• **Provided material**
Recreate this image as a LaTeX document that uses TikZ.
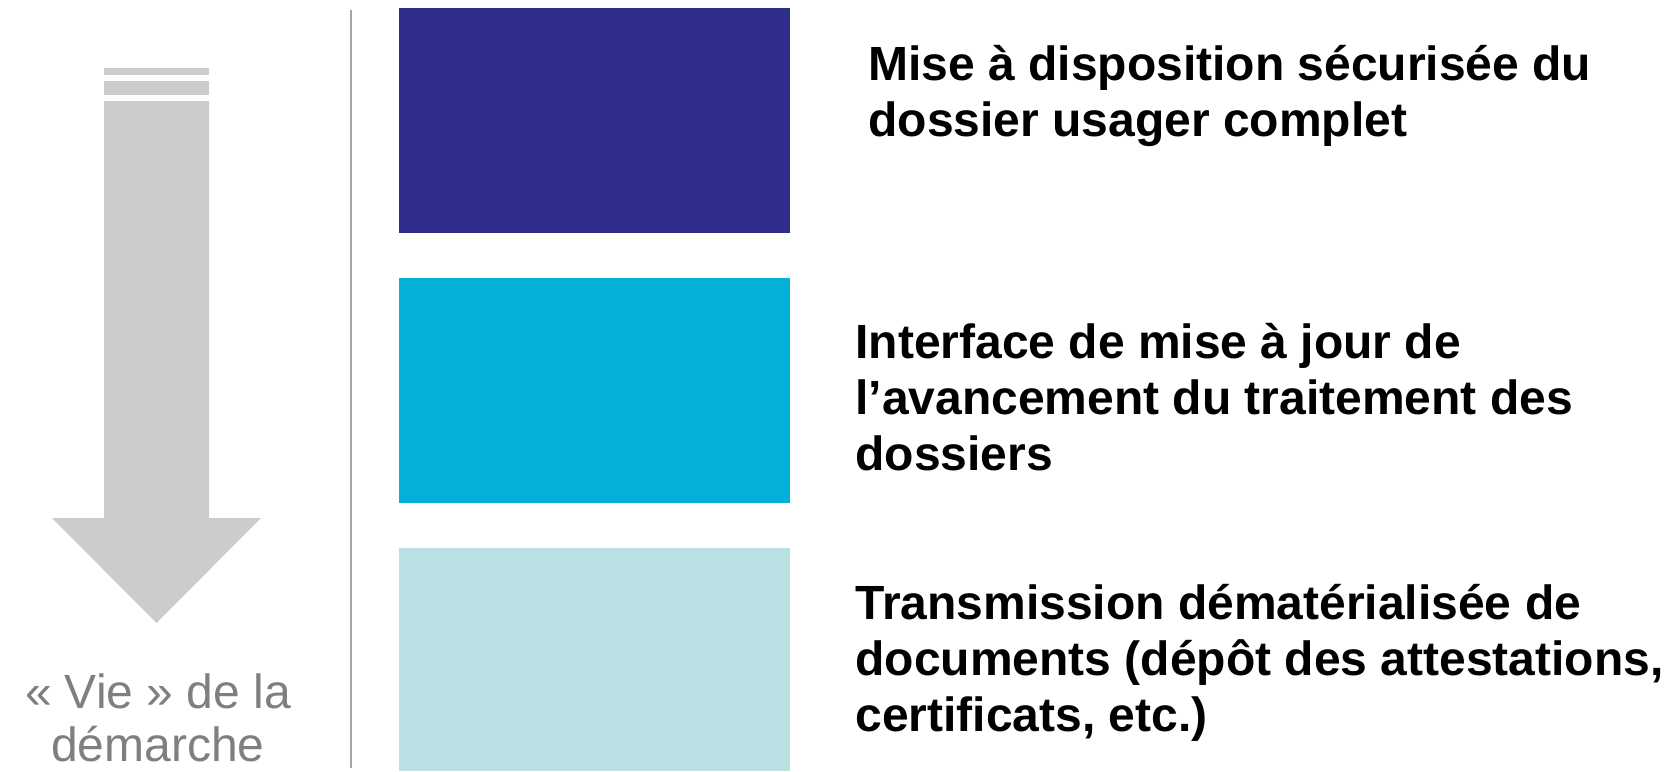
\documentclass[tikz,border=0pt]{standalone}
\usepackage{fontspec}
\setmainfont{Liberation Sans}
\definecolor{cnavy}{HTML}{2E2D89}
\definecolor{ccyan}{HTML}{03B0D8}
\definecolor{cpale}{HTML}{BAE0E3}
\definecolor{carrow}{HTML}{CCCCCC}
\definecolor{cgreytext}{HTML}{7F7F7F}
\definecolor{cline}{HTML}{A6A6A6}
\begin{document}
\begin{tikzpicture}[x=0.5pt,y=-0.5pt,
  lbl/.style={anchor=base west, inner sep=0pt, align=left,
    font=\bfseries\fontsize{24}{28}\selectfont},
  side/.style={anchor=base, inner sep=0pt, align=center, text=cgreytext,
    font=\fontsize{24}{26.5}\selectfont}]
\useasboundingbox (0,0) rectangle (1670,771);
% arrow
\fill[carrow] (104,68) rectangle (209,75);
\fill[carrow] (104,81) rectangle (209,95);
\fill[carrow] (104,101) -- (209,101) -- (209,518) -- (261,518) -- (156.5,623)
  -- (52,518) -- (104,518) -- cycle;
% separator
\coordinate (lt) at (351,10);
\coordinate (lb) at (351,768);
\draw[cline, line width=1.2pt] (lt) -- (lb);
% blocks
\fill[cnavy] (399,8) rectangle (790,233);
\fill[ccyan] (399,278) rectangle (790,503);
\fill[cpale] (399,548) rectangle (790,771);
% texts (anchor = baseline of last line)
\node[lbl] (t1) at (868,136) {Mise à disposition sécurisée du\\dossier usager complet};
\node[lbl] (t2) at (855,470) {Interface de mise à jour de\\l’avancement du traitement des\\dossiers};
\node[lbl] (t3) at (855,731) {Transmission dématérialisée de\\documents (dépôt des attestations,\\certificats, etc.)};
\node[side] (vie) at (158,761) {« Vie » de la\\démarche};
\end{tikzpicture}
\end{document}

• **What the task requires**
Leaving out the pictures, repeat the data above exactly.

• **Finished exercise**
Recreate this image as a LaTeX document that uses TikZ.
\documentclass[tikz,border=0pt]{standalone}
\usepackage{fontspec}
\setmainfont{Liberation Sans}
\definecolor{cnavy}{HTML}{2E2D89}
\definecolor{ccyan}{HTML}{03B0D8}
\definecolor{cpale}{HTML}{BAE0E3}
\definecolor{carrow}{HTML}{CCCCCC}
\definecolor{cgreytext}{HTML}{7F7F7F}
\definecolor{cline}{HTML}{A6A6A6}
\begin{document}
\begin{tikzpicture}[x=0.5pt,y=-0.5pt,
  lbl/.style={anchor=base west, inner sep=0pt, align=left,
    font=\bfseries\fontsize{24}{28}\selectfont},
  side/.style={anchor=base, inner sep=0pt, align=center, text=cgreytext,
    font=\fontsize{24}{26.5}\selectfont}]
\useasboundingbox (0,0) rectangle (1670,771);
% arrow
\fill[carrow] (104,68) rectangle (209,75);
\fill[carrow] (104,81) rectangle (209,95);
\fill[carrow] (104,101) -- (209,101) -- (209,518) -- (261,518) -- (156.5,623)
  -- (52,518) -- (104,518) -- cycle;
% separator
\coordinate (lt) at (351,10);
\coordinate (lb) at (351,768);
\draw[cline, line width=1.2pt] (lt) -- (lb);
% blocks
\fill[cnavy] (399,8) rectangle (790,233);
\fill[ccyan] (399,278) rectangle (790,503);
\fill[cpale] (399,548) rectangle (790,771);
% texts (anchor = baseline of last line)
\node[lbl] (t1) at (868,136) {Mise à disposition sécurisée du\\dossier usager complet};
\node[lbl] (t2) at (855,470) {Interface de mise à jour de\\l’avancement du traitement des\\dossiers};
\node[lbl] (t3) at (855,731) {Transmission dématérialisée de\\documents (dépôt des attestations,\\certificats, etc.)};
\node[side] (vie) at (158,761) {« Vie » de la\\démarche};
\end{tikzpicture}
\end{document}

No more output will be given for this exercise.